Images are not part of the copy; write out the rest of the data exactly as given.

• **Recorded data**
-----
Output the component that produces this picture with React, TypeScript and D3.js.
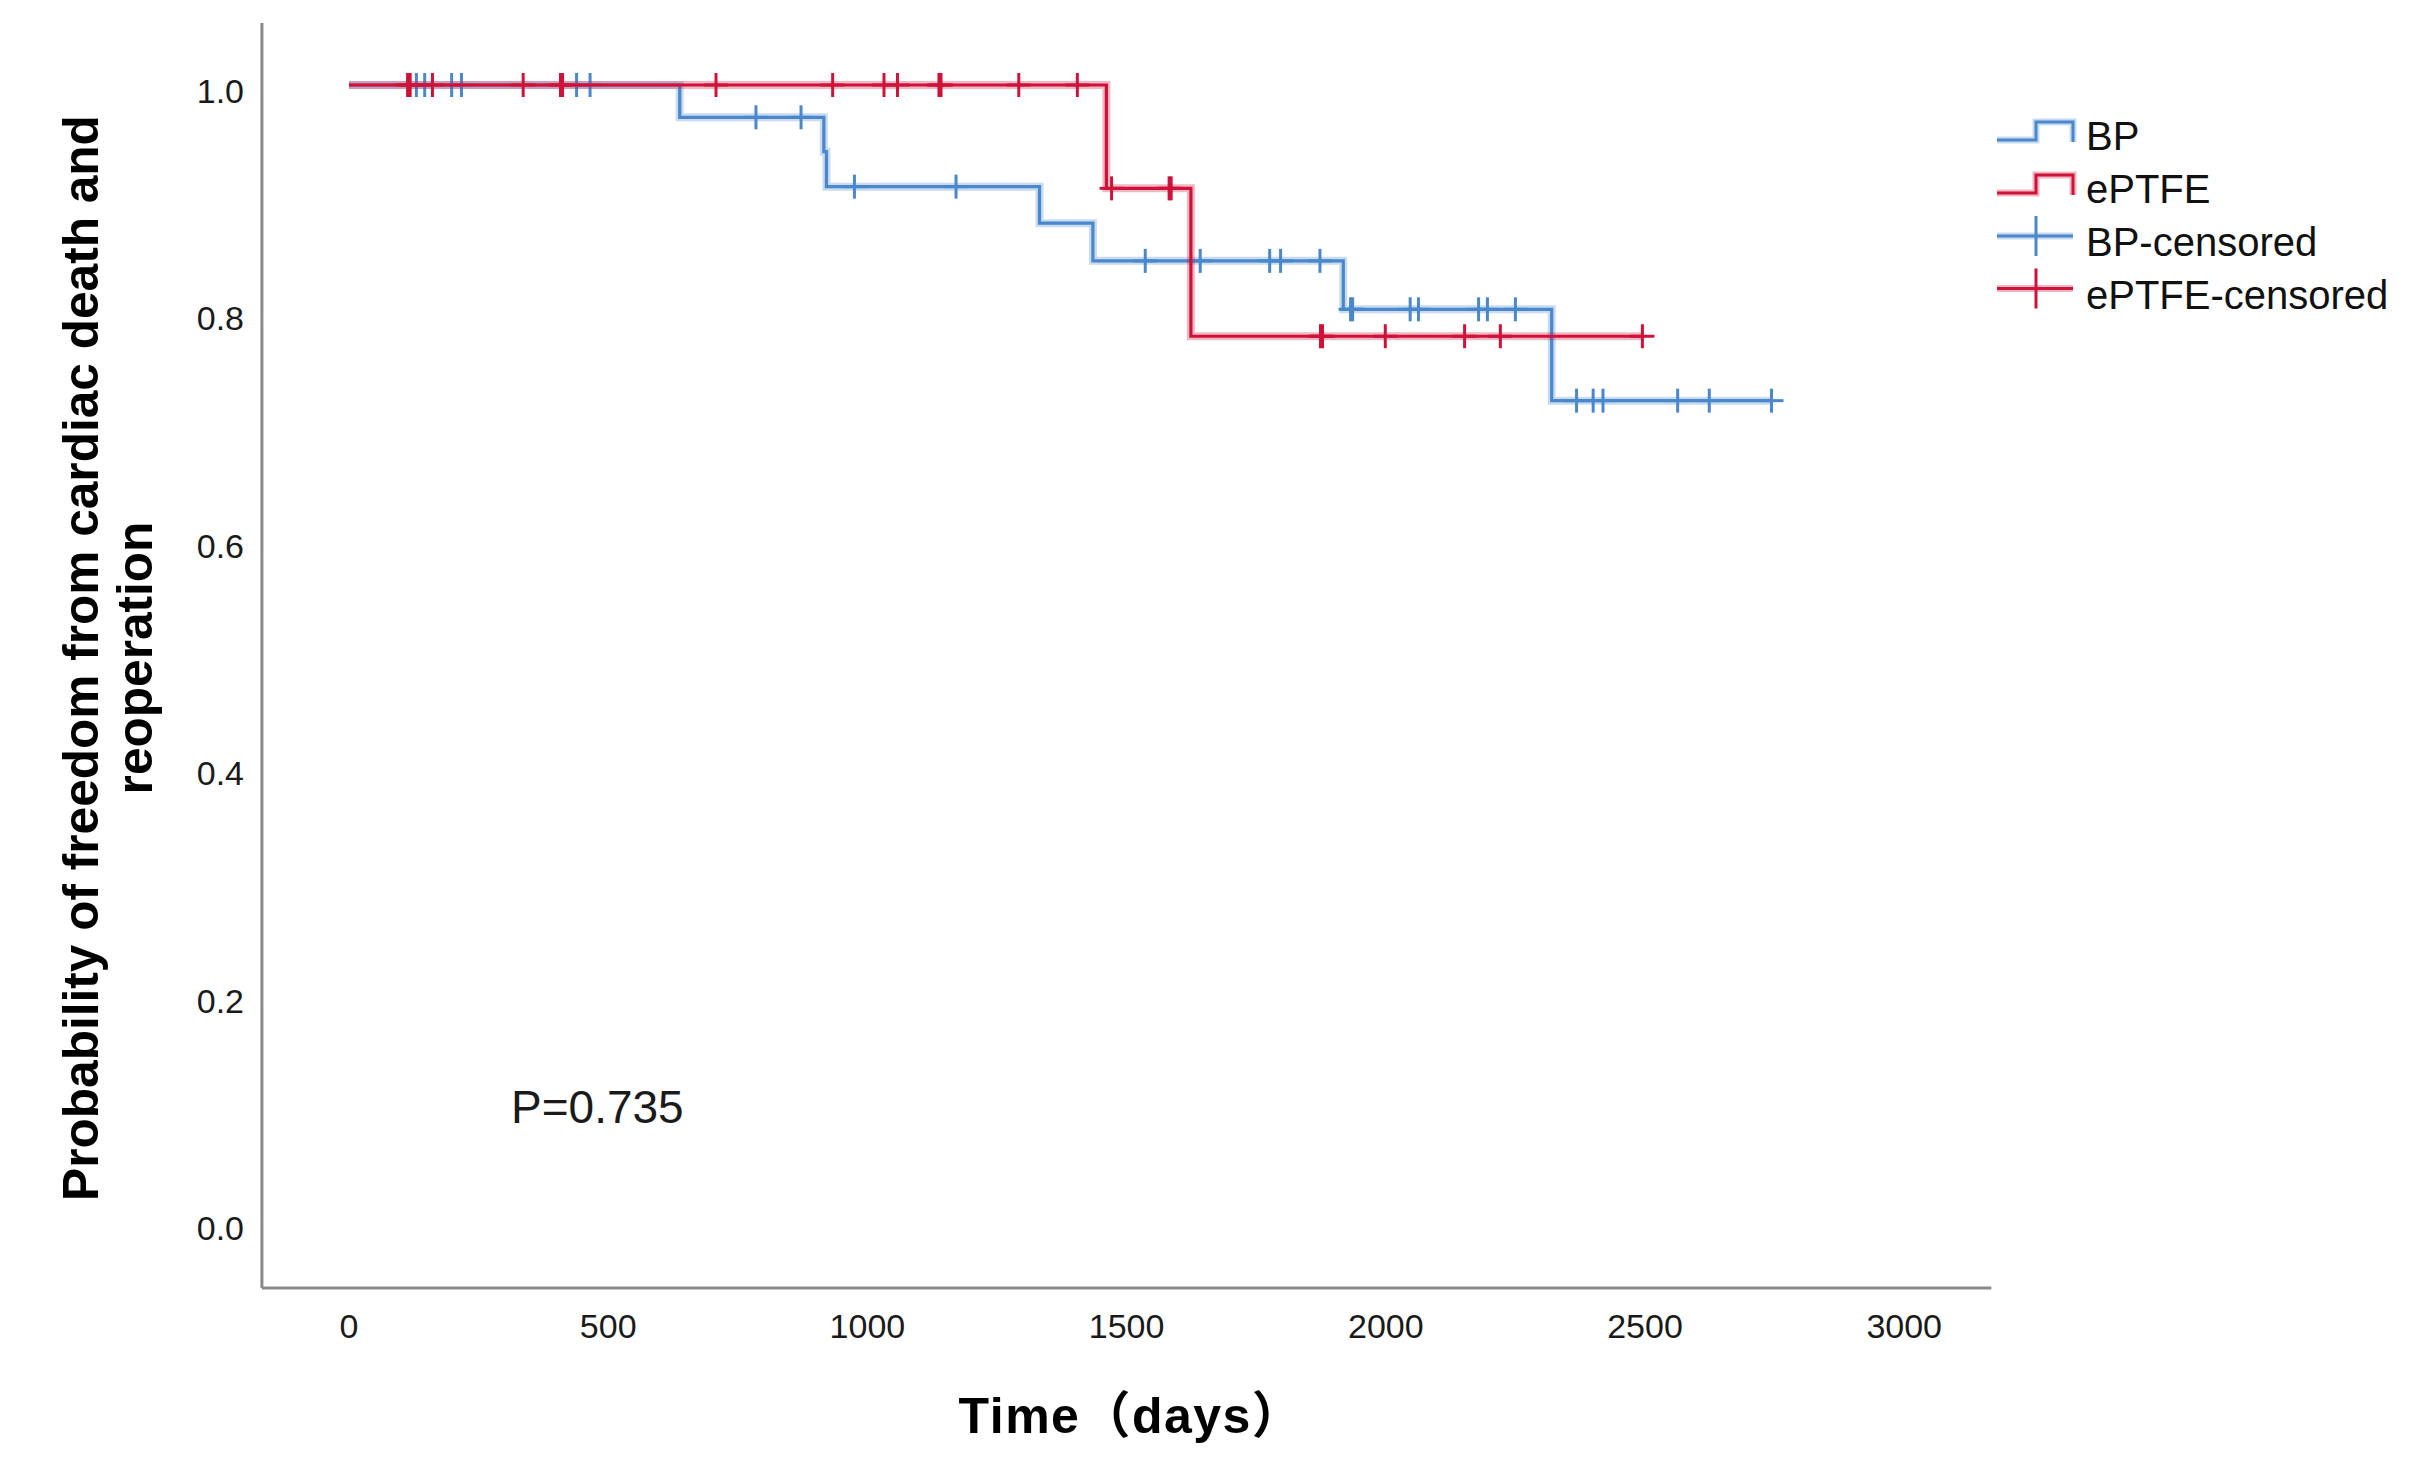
import React from "react";
import * as d3 from "d3";

// ---- data ----
const xTicks = [0, 500, 1000, 1500, 2000, 2500, 3000];
const yTicks = [0.0, 0.2, 0.4, 0.6, 0.8, 1.0];

const bpEventTimes = [638, 916, 921, 1332, 1435, 1918, 2320];
const bpSurvival = [0.9717, 0.9416, 0.911, 0.879, 0.846, 0.8036, 0.7236];
const bpCensorTimes = [
  130, 146, 198, 217, 439, 465, 785, 872, 975, 1171, 1536, 1642, 1776, 1797,
  1873, 1932, 1936, 2047, 2063, 2179, 2196, 2250, 2368, 2400, 2419, 2563, 2624, 2744,
];

const eptfeEventTimes = [1461, 1624];
const eptfeSurvival = [0.9095, 0.78];
const eptfeCensorTimes = [
  113, 118, 161, 336, 408, 412, 708, 933, 1032, 1058, 1138, 1142, 1292, 1405,
  1471, 1582, 1586, 1874, 1878, 1999, 2152, 2221, 2495,
];

const legendLabels = ["BP", "ePTFE", "BP-censored", "ePTFE-censored"];
const pValueText = "P=0.735";
const xTitle = "Time（days）";
const yTitleLines = ["Probability of freedom from cardiac death and", "reoperation"];

const BLUE = "#4a87cb";
const RED = "#cf1239";
const AXIS = "#8a8a8a";
const FONT = "'Liberation Sans', Arial, 'Noto Sans CJK SC', sans-serif";

const W = 2429;
const H = 1476;

const x = d3.scaleLinear().domain([0, 3000]).range([349, 1904.2]);
const y = d3.scaleLinear().domain([0, 1]).range([1227, 85]);
// tick labels sit slightly below their values and are a touch tighter than the plot scale
const yLabel = d3.scaleLinear().domain([0, 1]).range([1228, 91]);

const xAxisMin = -168;
const xAxisMax = 3168;
const yAxisMin = -0.0534;
const yAxisMax = 1.0543;

type Pt = [number, number];

function buildCurve(events: number[], surv: number[], censors: number[]): Pt[] {
  const pts: Pt[] = [[0, 1]];
  events.forEach((t, i) => pts.push([t, surv[i]]));
  const lastT = Math.max(events[events.length - 1], censors[censors.length - 1]);
  pts.push([lastT, surv[surv.length - 1]]);
  return pts;
}

function levelAt(t: number, events: number[], surv: number[]): number {
  let s = 1;
  events.forEach((e, i) => {
    if (e <= t) s = surv[i];
  });
  return s;
}

const line = d3
  .line<Pt>()
  .x((d) => x(d[0]))
  .y((d) => y(d[1]))
  .curve(d3.curveStepAfter);

function Curve({
  events,
  surv,
  censors,
  color,
}: {
  events: number[];
  surv: number[];
  censors: number[];
  color: string;
}) {
  const pts = buildCurve(events, surv, censors);
  const d = line(pts) || "";
  return (
    <g>
      <path d={d} fill="none" stroke={color} strokeOpacity={0.3} strokeWidth={8} />
      <path d={d} fill="none" stroke={color} strokeWidth={3.2} />
      {censors.map((t, i) => {
        const cx = x(t);
        const cy = y(levelAt(t, events, surv));
        return (
          <g key={i}>
            <line x1={cx} x2={cx} y1={cy - 12} y2={cy + 12} stroke={color} strokeWidth={3} />
            <line x1={cx - 12} x2={cx + 12} y1={cy} y2={cy} stroke={color} strokeWidth={3} />
          </g>
        );
      })}
    </g>
  );
}

export default function App() {
  const legendX0 = 1997;
  const legendX1 = 2036;
  const legendX2 = 2073;
  const rowY = [134, 187, 236, 288.5];
  const legendColors = [BLUE, RED, BLUE, RED];

  return (
    <svg
      width={W}
      height={H}
      viewBox={`0 0 ${W} ${H}`}
      style={{ position: "absolute", left: 0, top: 0, background: "#fff" }}
    >
      <rect x={0} y={0} width={W} height={H} fill="#fff" />

      {/* axes */}
      <line
        x1={x(xAxisMin)}
        x2={x(xAxisMin)}
        y1={y(yAxisMax)}
        y2={y(yAxisMin)}
        stroke={AXIS}
        strokeWidth={3}
      />
      <line
        x1={x(xAxisMin)}
        x2={x(xAxisMax)}
        y1={y(yAxisMin)}
        y2={y(yAxisMin)}
        stroke={AXIS}
        strokeWidth={3}
      />

      {/* y tick labels */}
      {yTicks.map((v) => (
        <text
          key={v}
          x={244}
          y={yLabel(v)}
          textAnchor="end"
          dominantBaseline="central"
          fontFamily={FONT}
          fontSize={34}
          fill="#1a1a1a"
        >
          {v.toFixed(1)}
        </text>
      ))}

      {/* x tick labels */}
      {xTicks.map((v) => (
        <text
          key={v}
          x={x(v)}
          y={1338}
          textAnchor="middle"
          fontFamily={FONT}
          fontSize={34}
          fill="#1a1a1a"
        >
          {v}
        </text>
      ))}

      {/* curves */}
      <Curve events={bpEventTimes} surv={bpSurvival} censors={bpCensorTimes} color={BLUE} />
      <Curve events={eptfeEventTimes} surv={eptfeSurvival} censors={eptfeCensorTimes} color={RED} />

      {/* p value */}
      <text x={511} y={1123} fontFamily={FONT} fontSize={46} fill="#1a1a1a">
        {pValueText}
      </text>

      {/* axis titles */}
      <text
        x={1131}
        y={1433}
        textAnchor="middle"
        fontFamily={FONT}
        fontWeight="bold"
        fontSize={50}
        letterSpacing={1.5}
        fill="#000"
      >
        {xTitle}
      </text>
      {yTitleLines.map((t, i) => (
        <text
          key={i}
          transform={`translate(${98 + i * 54}, 658) rotate(-90)`}
          textAnchor="middle"
          fontFamily={FONT}
          fontWeight="bold"
          fontSize={49.6}
          fill="#000"
        >
          {t}
        </text>
      ))}

      {/* legend */}
      {legendLabels.map((lab, i) => {
        const cy = rowY[i];
        const c = legendColors[i];
        let sym;
        if (i < 2) {
          const lo = cy + 6;
          const hi = cy - 12;
          const dPath = `M${legendX0},${lo}H${legendX1}V${hi}H${legendX2}V${lo + 2}`;
          sym = (
            <g>
              <path d={dPath} fill="none" stroke={c} strokeOpacity={0.3} strokeWidth={7} />
              <path d={dPath} fill="none" stroke={c} strokeWidth={3} />
            </g>
          );
        } else {
          sym = (
            <g>
              <line x1={legendX0} x2={legendX2} y1={cy} y2={cy} stroke={c} strokeOpacity={0.3} strokeWidth={7} />
              <line x1={legendX0} x2={legendX2} y1={cy} y2={cy} stroke={c} strokeWidth={3} />
              <line x1={legendX1} x2={legendX1} y1={cy - 20} y2={cy + 20} stroke={c} strokeWidth={3} />
            </g>
          );
        }
        const textBase = i < 2 ? cy + 16 : cy + 20;
        return (
          <g key={lab}>
            {sym}
            <text x={2086} y={textBase} fontFamily={FONT} fontSize={40} fill="#111">
              {lab}
            </text>
          </g>
        );
      })}
    </svg>
  );
}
-----
• **Response to the exercise**
Output the component that produces this picture with React, TypeScript and D3.js.
import React from "react";
import * as d3 from "d3";

// ---- data ----
const xTicks = [0, 500, 1000, 1500, 2000, 2500, 3000];
const yTicks = [0.0, 0.2, 0.4, 0.6, 0.8, 1.0];

const bpEventTimes = [638, 916, 921, 1332, 1435, 1918, 2320];
const bpSurvival = [0.9717, 0.9416, 0.911, 0.879, 0.846, 0.8036, 0.7236];
const bpCensorTimes = [
  130, 146, 198, 217, 439, 465, 785, 872, 975, 1171, 1536, 1642, 1776, 1797,
  1873, 1932, 1936, 2047, 2063, 2179, 2196, 2250, 2368, 2400, 2419, 2563, 2624, 2744,
];

const eptfeEventTimes = [1461, 1624];
const eptfeSurvival = [0.9095, 0.78];
const eptfeCensorTimes = [
  113, 118, 161, 336, 408, 412, 708, 933, 1032, 1058, 1138, 1142, 1292, 1405,
  1471, 1582, 1586, 1874, 1878, 1999, 2152, 2221, 2495,
];

const legendLabels = ["BP", "ePTFE", "BP-censored", "ePTFE-censored"];
const pValueText = "P=0.735";
const xTitle = "Time（days）";
const yTitleLines = ["Probability of freedom from cardiac death and", "reoperation"];

const BLUE = "#4a87cb";
const RED = "#cf1239";
const AXIS = "#8a8a8a";
const FONT = "'Liberation Sans', Arial, 'Noto Sans CJK SC', sans-serif";

const W = 2429;
const H = 1476;

const x = d3.scaleLinear().domain([0, 3000]).range([349, 1904.2]);
const y = d3.scaleLinear().domain([0, 1]).range([1227, 85]);
// tick labels sit slightly below their values and are a touch tighter than the plot scale
const yLabel = d3.scaleLinear().domain([0, 1]).range([1228, 91]);

const xAxisMin = -168;
const xAxisMax = 3168;
const yAxisMin = -0.0534;
const yAxisMax = 1.0543;

type Pt = [number, number];

function buildCurve(events: number[], surv: number[], censors: number[]): Pt[] {
  const pts: Pt[] = [[0, 1]];
  events.forEach((t, i) => pts.push([t, surv[i]]));
  const lastT = Math.max(events[events.length - 1], censors[censors.length - 1]);
  pts.push([lastT, surv[surv.length - 1]]);
  return pts;
}

function levelAt(t: number, events: number[], surv: number[]): number {
  let s = 1;
  events.forEach((e, i) => {
    if (e <= t) s = surv[i];
  });
  return s;
}

const line = d3
  .line<Pt>()
  .x((d) => x(d[0]))
  .y((d) => y(d[1]))
  .curve(d3.curveStepAfter);

function Curve({
  events,
  surv,
  censors,
  color,
}: {
  events: number[];
  surv: number[];
  censors: number[];
  color: string;
}) {
  const pts = buildCurve(events, surv, censors);
  const d = line(pts) || "";
  return (
    <g>
      <path d={d} fill="none" stroke={color} strokeOpacity={0.3} strokeWidth={8} />
      <path d={d} fill="none" stroke={color} strokeWidth={3.2} />
      {censors.map((t, i) => {
        const cx = x(t);
        const cy = y(levelAt(t, events, surv));
        return (
          <g key={i}>
            <line x1={cx} x2={cx} y1={cy - 12} y2={cy + 12} stroke={color} strokeWidth={3} />
            <line x1={cx - 12} x2={cx + 12} y1={cy} y2={cy} stroke={color} strokeWidth={3} />
          </g>
        );
      })}
    </g>
  );
}

export default function App() {
  const legendX0 = 1997;
  const legendX1 = 2036;
  const legendX2 = 2073;
  const rowY = [134, 187, 236, 288.5];
  const legendColors = [BLUE, RED, BLUE, RED];

  return (
    <svg
      width={W}
      height={H}
      viewBox={`0 0 ${W} ${H}`}
      style={{ position: "absolute", left: 0, top: 0, background: "#fff" }}
    >
      <rect x={0} y={0} width={W} height={H} fill="#fff" />

      {/* axes */}
      <line
        x1={x(xAxisMin)}
        x2={x(xAxisMin)}
        y1={y(yAxisMax)}
        y2={y(yAxisMin)}
        stroke={AXIS}
        strokeWidth={3}
      />
      <line
        x1={x(xAxisMin)}
        x2={x(xAxisMax)}
        y1={y(yAxisMin)}
        y2={y(yAxisMin)}
        stroke={AXIS}
        strokeWidth={3}
      />

      {/* y tick labels */}
      {yTicks.map((v) => (
        <text
          key={v}
          x={244}
          y={yLabel(v)}
          textAnchor="end"
          dominantBaseline="central"
          fontFamily={FONT}
          fontSize={34}
          fill="#1a1a1a"
        >
          {v.toFixed(1)}
        </text>
      ))}

      {/* x tick labels */}
      {xTicks.map((v) => (
        <text
          key={v}
          x={x(v)}
          y={1338}
          textAnchor="middle"
          fontFamily={FONT}
          fontSize={34}
          fill="#1a1a1a"
        >
          {v}
        </text>
      ))}

      {/* curves */}
      <Curve events={bpEventTimes} surv={bpSurvival} censors={bpCensorTimes} color={BLUE} />
      <Curve events={eptfeEventTimes} surv={eptfeSurvival} censors={eptfeCensorTimes} color={RED} />

      {/* p value */}
      <text x={511} y={1123} fontFamily={FONT} fontSize={46} fill="#1a1a1a">
        {pValueText}
      </text>

      {/* axis titles */}
      <text
        x={1131}
        y={1433}
        textAnchor="middle"
        fontFamily={FONT}
        fontWeight="bold"
        fontSize={50}
        letterSpacing={1.5}
        fill="#000"
      >
        {xTitle}
      </text>
      {yTitleLines.map((t, i) => (
        <text
          key={i}
          transform={`translate(${98 + i * 54}, 658) rotate(-90)`}
          textAnchor="middle"
          fontFamily={FONT}
          fontWeight="bold"
          fontSize={49.6}
          fill="#000"
        >
          {t}
        </text>
      ))}

      {/* legend */}
      {legendLabels.map((lab, i) => {
        const cy = rowY[i];
        const c = legendColors[i];
        let sym;
        if (i < 2) {
          const lo = cy + 6;
          const hi = cy - 12;
          const dPath = `M${legendX0},${lo}H${legendX1}V${hi}H${legendX2}V${lo + 2}`;
          sym = (
            <g>
              <path d={dPath} fill="none" stroke={c} strokeOpacity={0.3} strokeWidth={7} />
              <path d={dPath} fill="none" stroke={c} strokeWidth={3} />
            </g>
          );
        } else {
          sym = (
            <g>
              <line x1={legendX0} x2={legendX2} y1={cy} y2={cy} stroke={c} strokeOpacity={0.3} strokeWidth={7} />
              <line x1={legendX0} x2={legendX2} y1={cy} y2={cy} stroke={c} strokeWidth={3} />
              <line x1={legendX1} x2={legendX1} y1={cy - 20} y2={cy + 20} stroke={c} strokeWidth={3} />
            </g>
          );
        }
        const textBase = i < 2 ? cy + 16 : cy + 20;
        return (
          <g key={lab}>
            {sym}
            <text x={2086} y={textBase} fontFamily={FONT} fontSize={40} fill="#111">
              {lab}
            </text>
          </g>
        );
      })}
    </svg>
  );
}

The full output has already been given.